The 10-Year German Bund yield rose from -0.20% to -0.16% last week.

Whilst the ECB chief, Christine Lagarde, maintained a dovish message during a meeting with EU officials last week, Eurozone government bond yields rose amidst strong economic data.

The 10-Year US Treasury yield climbed from 1.44% to 1.53% last week. Yields rose on Friday after a spike in the personal consumption expenditures (PCE) index, which is the Federal Reserve’s preferred measure of inflation.

Jerome Powell, Chairman of the Federal Reserve, re-iterated during a testimony to the US congress that the current spike in inflation will be temporary, with investors not anticipating any interest rate rises until 2023 as a result.
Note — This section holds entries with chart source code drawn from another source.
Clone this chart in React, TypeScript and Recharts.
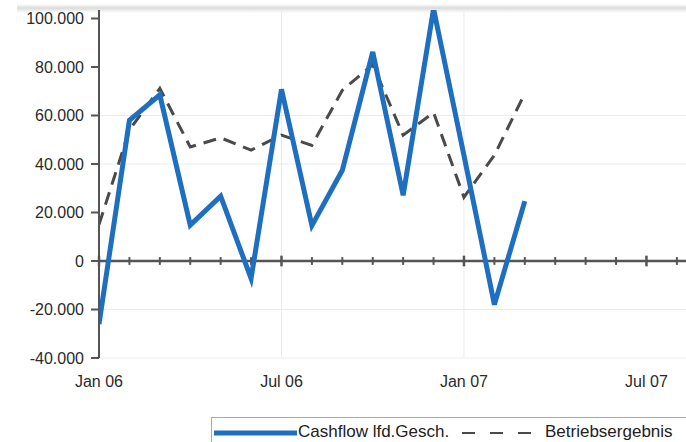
import React from "react";
import { LineChart, Line, XAxis, YAxis, CartesianGrid, ReferenceLine } from "recharts";

const months = ["Jan 06","Feb 06","Mar 06","Apr 06","May 06","Jun 06","Jul 06","Aug 06","Sep 06","Oct 06","Nov 06","Dec 06","Jan 07","Feb 07","Mar 07"];
const cashflow = [-26000, 58000, 68500, 14800, 26700, -7200, 70800, 14600, 37400, 86200, 27100, 104000, 43500, -18000, 24700];
const betriebsergebnis = [15000, 54000, 71200, 47000, 50800, 45700, 51900, 47700, 70400, 81000, 51900, 61200, 26300, 43600, 69100];
const xTickLabels = ["Jan 06", "Jul 06", "Jan 07", "Jul 07"];
const xTickValues = [0, 6, 12, 18];
const yTicks = [-40000, -20000, 0, 20000, 40000, 60000, 80000, 100000];
const axisMonths = Array.from({ length: 20 }, (_, i) => i);

const data = months.map((m, i) => ({ m: i, label: m, cash: cashflow[i], betr: betriebsergebnis[i] }));

const fmt = (v: number) => {
  const s = Math.abs(v).toString();
  const withDots = s.replace(/\B(?=(\d{3})+(?!\d))/g, ".");
  return (v < 0 ? "-" : "") + withDots;
};

const FONT = "'Liberation Sans', Arial, Helvetica, sans-serif";
const BLUE = "#1f6fc0";
const AXIS = "#555";
const DASH = "#4a4a4a";

export default function App() {
  return (
    <div style={{ position: "absolute", left: 0, top: 0, width: 686, height: 442, overflow: "hidden", background: "#fff", fontFamily: FONT }}>
      <div style={{ position: "absolute", left: 17, top: 4, width: 669, height: 9, background: "linear-gradient(#ffffff, #dcdcdc 45%, #ffffff)" }} />
      <LineChart width={686} height={442} data={data} margin={{ top: 10, right: 0, left: 0, bottom: 0 }}>
        <CartesianGrid stroke="#ebebeb" strokeWidth={1} horizontalValues={[60000, 40000, -20000, -40000]} verticalValues={[6, 12]} />
        <XAxis
          type="number"
          dataKey="m"
          domain={[0, 19.3]}
          allowDataOverflow
          ticks={xTickValues}
          tickFormatter={(v: number) => xTickLabels[xTickValues.indexOf(v)] ?? ""}
          axisLine={false}
          tickLine={{ stroke: "none" }}
          tickSize={8}
          tickMargin={10}
          height={84}
          interval={0}
          tick={{ fill: "#2a2a2a", fontSize: 16, fontFamily: FONT }}
        />
        <YAxis
          type="number"
          domain={[-40000, 103500]}
          allowDataOverflow
          ticks={yTicks}
          tickFormatter={fmt}
          width={99}
          axisLine={{ stroke: AXIS, strokeWidth: 2 }}
          tickLine={{ stroke: AXIS, strokeWidth: 2 }}
          tickSize={8}
          tickMargin={7}
          interval={0}
          tick={{ fill: "#2a2a2a", fontSize: 16, fontFamily: FONT }}
        />
        <ReferenceLine y={0} stroke={AXIS} strokeWidth={2.5} />
        {axisMonths.map((i) => (
          <ReferenceLine
            key={i}
            segment={[{ x: i, y: i % 6 === 0 ? -2200 : -1600 }, { x: i, y: i % 6 === 0 ? 2200 : 1600 }]}
            stroke={AXIS}
            strokeWidth={i % 6 === 0 ? 2.5 : 2}
          />
        ))}
        <Line type="linear" dataKey="betr" stroke={DASH} strokeWidth={3} strokeDasharray="13 8" dot={false} isAnimationActive={false} />
        <Line type="linear" dataKey="cash" stroke={BLUE} strokeWidth={5} dot={false} isAnimationActive={false} />
      </LineChart>
      <div style={{ position: "absolute", left: 211, top: 417, width: 490, height: 40, border: "1px solid #a8a8a8", background: "#fff" }}>
        <svg width={490} height={30} style={{ position: "absolute", left: 0, top: 0 }}>
          <line x1={2} y1={15} x2={85} y2={15} stroke={BLUE} strokeWidth={5} />
          <line x1={250} y1={15} x2={322} y2={15} stroke={DASH} strokeWidth={2} strokeDasharray="13 15" />
        </svg>
        <span style={{ position: "absolute", left: 86, top: 4, fontSize: 17, color: "#222", whiteSpace: "nowrap", lineHeight: "20px" }}>Cashflow lfd.Gesch.</span>
        <span style={{ position: "absolute", left: 333, top: 4, fontSize: 17, color: "#222", whiteSpace: "nowrap", lineHeight: "20px" }}>Betriebsergebnis</span>
      </div>
    </div>
  );
}
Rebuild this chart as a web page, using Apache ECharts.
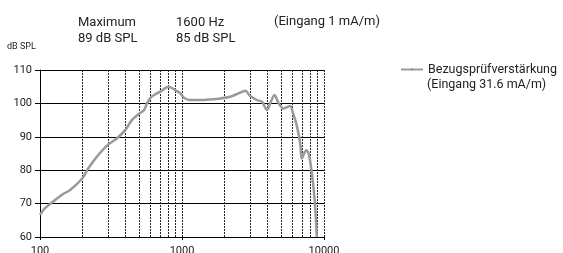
<!DOCTYPE html>
<html>
<head>
<meta charset="utf-8">
<script src="https://cdn.jsdelivr.net/npm/echarts@6/dist/echarts.min.js"></script>
<style>
  html, body { margin: 0; padding: 0; background: #fff; }
  #chart { width: 563px; height: 253px; }
</style>
</head>
<body>
<div id="chart"></div>
<script>
// Frequenzgang (Hz -> dB SPL)
var freqs = [100, 108, 124, 142, 163, 199, 219, 251, 299, 347, 398, 443, 502, 541, 566, 604, 665, 703, 804, 897, 972,
  1026, 1114, 1347, 1584, 1860, 2184, 2500, 2790, 3023, 3375, 3658, 3968, 4180, 4481, 4800, 5200, 5770, 6060, 6420,
  6800, 6980, 7500, 7840, 8270, 8600, 8900];
var dbValues = [66.6, 68.6, 70.6, 72.6, 74.1, 77.6, 80.6, 84.0, 87.5, 89.5, 92, 95, 97, 98, 100, 101.8, 103, 103.5, 105, 104, 103,
  101.8, 101, 101, 101.2, 101.5, 102, 103, 103.8, 102.2, 101, 100.5, 98, 100, 102.5, 100, 98.5, 99.2, 97, 93.5,
  88, 83.5, 86, 84.6, 78, 71, 60];
// vertikale Gitterlinien
var gridFreqs = [200, 300, 400, 500, 600, 700, 800, 900, 1000, 2000, 3000, 4000, 5000, 6000, 7000, 8000, 9000, 10000];
var yTicks = [60, 70, 80, 90, 100, 110];

var seriesName = 'Bezugsprüfverstärkung';
var font = 'Roboto';

var chart = echarts.init(document.getElementById('chart'), null, { renderer: 'canvas' });

var points = freqs.map(function (f, i) { return [f, dbValues[i]]; });

var option = {
  animation: false,
  textStyle: { fontFamily: font },
  grid: { left: 40, top: 70, width: 284, height: 167, containLabel: false, outerBoundsMode: 'none' },
  legend: {
    data: [seriesName],
    left: 395, top: 58,
    itemWidth: 22, itemHeight: 3, itemGap: 4,
    textStyle: { fontFamily: font, fontSize: 12.5, color: '#222' }
  },
  graphic: [
    { type: 'text', left: 78, top: 15, style: { text: 'Maximum\n89 dB SPL', font: '13px Roboto', fill: '#222', lineHeight: 16 } },
    { type: 'text', left: 176, top: 15, style: { text: '1600 Hz\n85 dB SPL', font: '13px Roboto', fill: '#222', lineHeight: 16 } },
    { type: 'text', left: 274, top: 15, style: { text: '(Eingang 1 mA/m)', font: '13px Roboto', fill: '#222' } },
    { type: 'text', left: 7, top: 42, style: { text: 'dB SPL', font: '9px Roboto', fill: '#222' } },
    { type: 'text', left: 427, top: 78, style: { text: '(Eingang 31.6 mA/m)', font: '12.5px Roboto', fill: '#222' } }
  ],
  xAxis: {
    type: 'log',
    logBase: 10,
    min: 100,
    max: 10000,
    axisLine: { lineStyle: { color: '#000', width: 1 } },
    axisTick: { show: true, length: 3, lineStyle: { color: '#000' } },
    axisLabel: {
      fontSize: 11, color: '#222', margin: 9, fontFamily: font,
      formatter: function (v) { return String(Math.round(v)); }
    },
    splitLine: { show: false },
    minorTick: { show: false },
    minorSplitLine: { show: false }
  },
  yAxis: {
    type: 'value',
    min: yTicks[0],
    max: yTicks[yTicks.length - 1],
    interval: 10,
    axisLine: { show: true, lineStyle: { color: '#000', width: 1 } },
    axisTick: { show: true, length: 5, lineStyle: { color: '#000' } },
    axisLabel: { fontSize: 11, color: '#222', margin: 8, fontFamily: font },
    splitLine: { show: true, lineStyle: { color: '#000', width: 1 } }
  },
  series: [{
    name: seriesName,
    type: 'line',
    data: points,
    showSymbol: false,
    symbol: 'none',
    smooth: 0.3,
    lineStyle: { color: '#9a9a9a', width: 2.5 },
    itemStyle: { color: '#9a9a9a' },
    z: 5,
    markLine: {
      silent: true,
      symbol: 'none',
      label: { show: false },
      lineStyle: { color: '#222', width: 1, type: [2, 1] },
      data: gridFreqs.map(function (f) { return { xAxis: f }; })
    }
  }]
};

chart.setOption(option);
</script>
</body>
</html>
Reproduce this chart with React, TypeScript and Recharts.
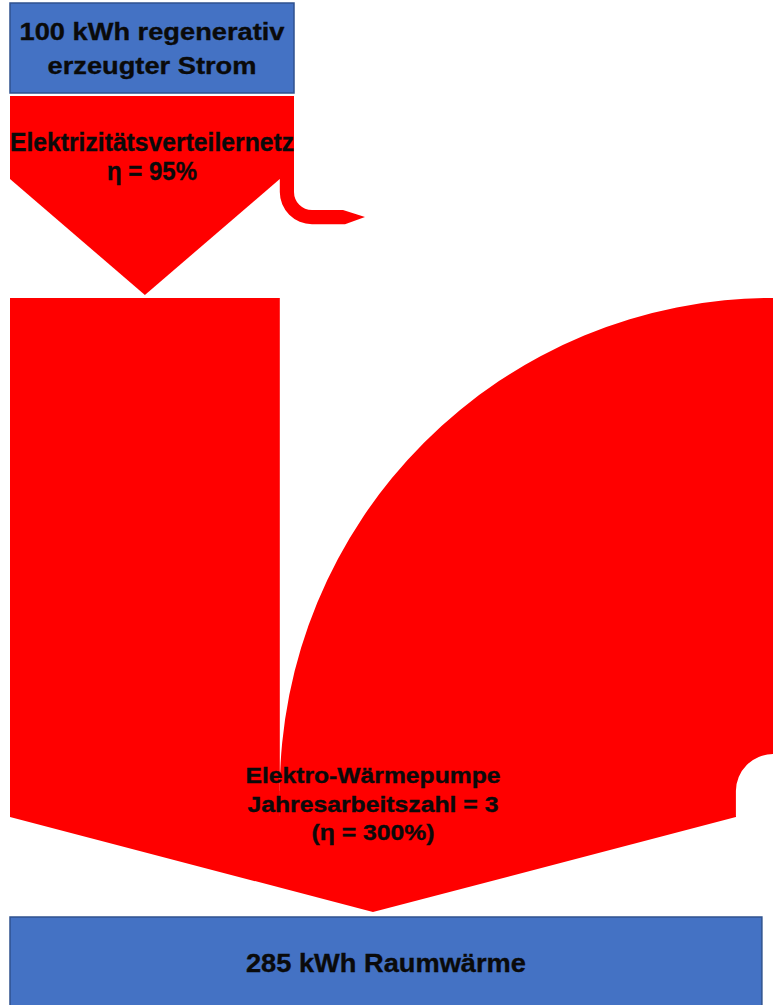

GBP / USD – Current 1.3879 Previous 1.3810

GBP / EUR – Current 1.1630 Previous 1.1632

The Pound gained 0.50% against the US Dollar, with the greenback weakening against most major currencies across the week. There were no major drivers for Sterling last week and against the Euro, GBP was broadly flat (-0.02%).

Gold failed to recover from the heavy decline experienced during the previous week, with the spot price rising by just 0.98% to $1,781.44 per ounce.
Oil prices strengthened last week, with the Brent Crude spot price gaining 3.63% to reach $76.18 per barrel. Analysts cited rising demand as Covid-19 restrictions are eased in developed nations, whilst a lack of progress in US-Iran talks reduced the likelihood of Iranian oil supply increasing in the near future.